Barrow, Rath, Co. Limerick
Co. Limerick |
Barrows
A patch of unremarkable grassland in County Limerick holds a secret that only a camera mounted on an aircraft could reveal.
Somewhere beneath the surface, a circular ditch roughly twelve metres across traces the outline of what was once a burial mound, its presence invisible to anyone walking the field but legible from above as a cropmark, the kind of ghost impression that appears when differential soil moisture causes the grass or crops overhead to grow at slightly different rates, betraying the buried archaeology below.
The site was identified from an Ordnance Survey Ireland orthoimage taken in December 2005 and later recorded by archaeologist Caimin O'Brien, with the record uploaded in November 2020. The circular form and surrounding ditch suggest a barrow, a type of prehistoric burial monument that takes many shapes across the Irish landscape but typically dates to the Bronze Age. What makes this particular example quietly interesting is its relationship to a neighbouring site: a ringfort, a type of enclosed farmstead common in early medieval Ireland, sits approximately 120 metres to the northwest. Ringforts and earlier burial monuments often appear in close proximity across the Irish countryside, a pattern that may reflect deliberate reuse of ancestral landscape features by later communities, or simply the tendency of people across different periods to favour similar well-drained, elevated ground.

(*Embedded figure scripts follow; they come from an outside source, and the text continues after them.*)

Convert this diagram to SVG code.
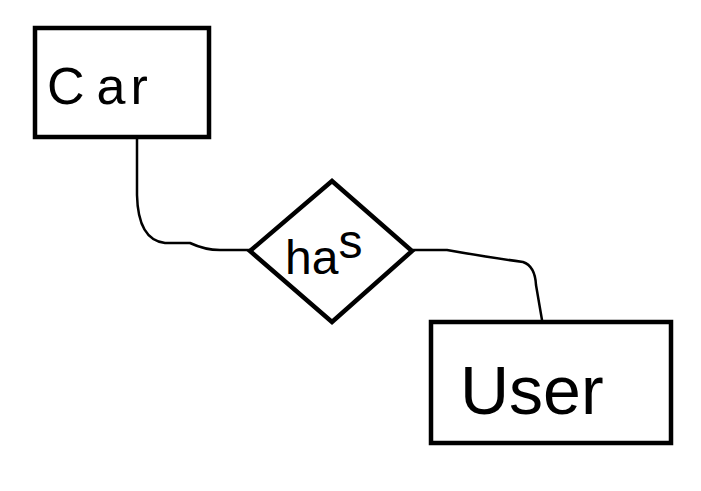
<svg xmlns="http://www.w3.org/2000/svg" width="701" height="491" viewBox="0 0 701 491">
<style>
.box{fill:#fff;stroke:#000;stroke-width:4.5}
.wire{fill:none;stroke:#000;stroke-width:2.5;stroke-linecap:round;stroke-linejoin:round}
.lbl{font-family:"Liberation Sans",Arial,sans-serif;fill:#000}
</style>
<rect width="701" height="491" fill="#fff"/>
<g id="connectors">
<path class="wire" d="M137,139 L137,195 Q138,240 165,243 L190,243 Q205,250 220,250 L250,250"/>
<path class="wire" d="M413,250 L447,250 Q480,256 523,262 Q535,266 536,285 L542,320"/>
</g>
<g id="car">
<rect class="box" x="35" y="28" width="174" height="109"/>
<text class="lbl" x="47" y="104" font-size="52">C<tspan dx="12" letter-spacing="5">ar</tspan></text>
</g>
<g id="has">
<polygon class="box" points="250,251 332,181 412,251 332,322"/>
<text class="lbl" x="285" y="274" font-size="48">ha<tspan dy="-16">s</tspan></text>
</g>
<g id="user">
<rect class="box" x="431" y="322" width="240" height="121"/>
<text class="lbl" x="460" y="414" font-size="68">User</text>
</g>
</svg>
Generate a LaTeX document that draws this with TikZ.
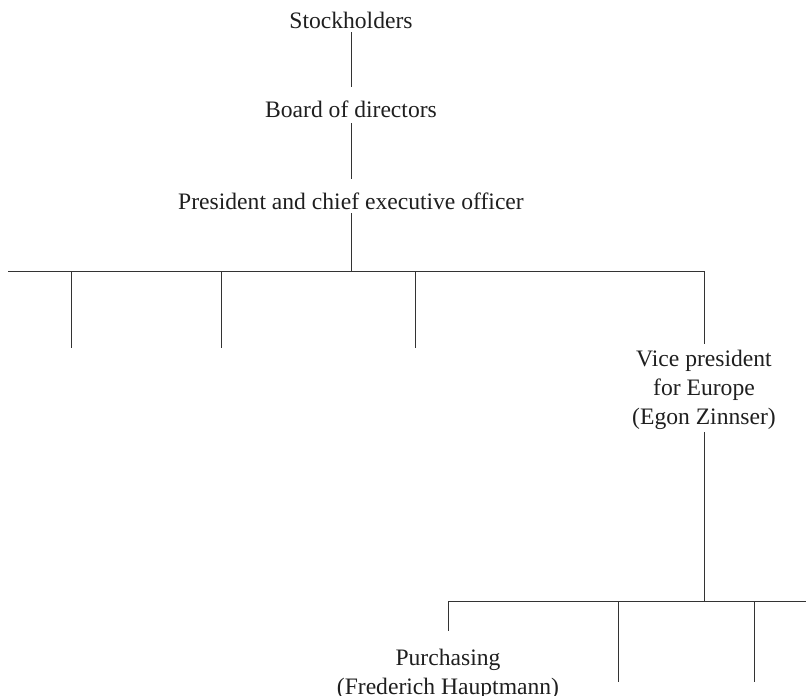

Because the barrow is a cropmark rather than a visible earthwork, there is nothing obvious to see at ground level. The field shows no surface trace. Cropmarks of this kind are best appreciated through the aerial imagery available on the OSi Maps platform, where the 2005 orthoimage that prompted the original identification can be examined. The ringfort to the northwest is a separate recorded monument and may be more discernible on the ground, though access to any of these sites depends on private landowner permission. The site lies in Rath townland, and anyone with an interest in how Irish fields quietly accumulate layers of occupation across millennia will find the pairing of these two monuments, one prehistoric, one early medieval, worth tracing on a map even if the ground itself gives little away.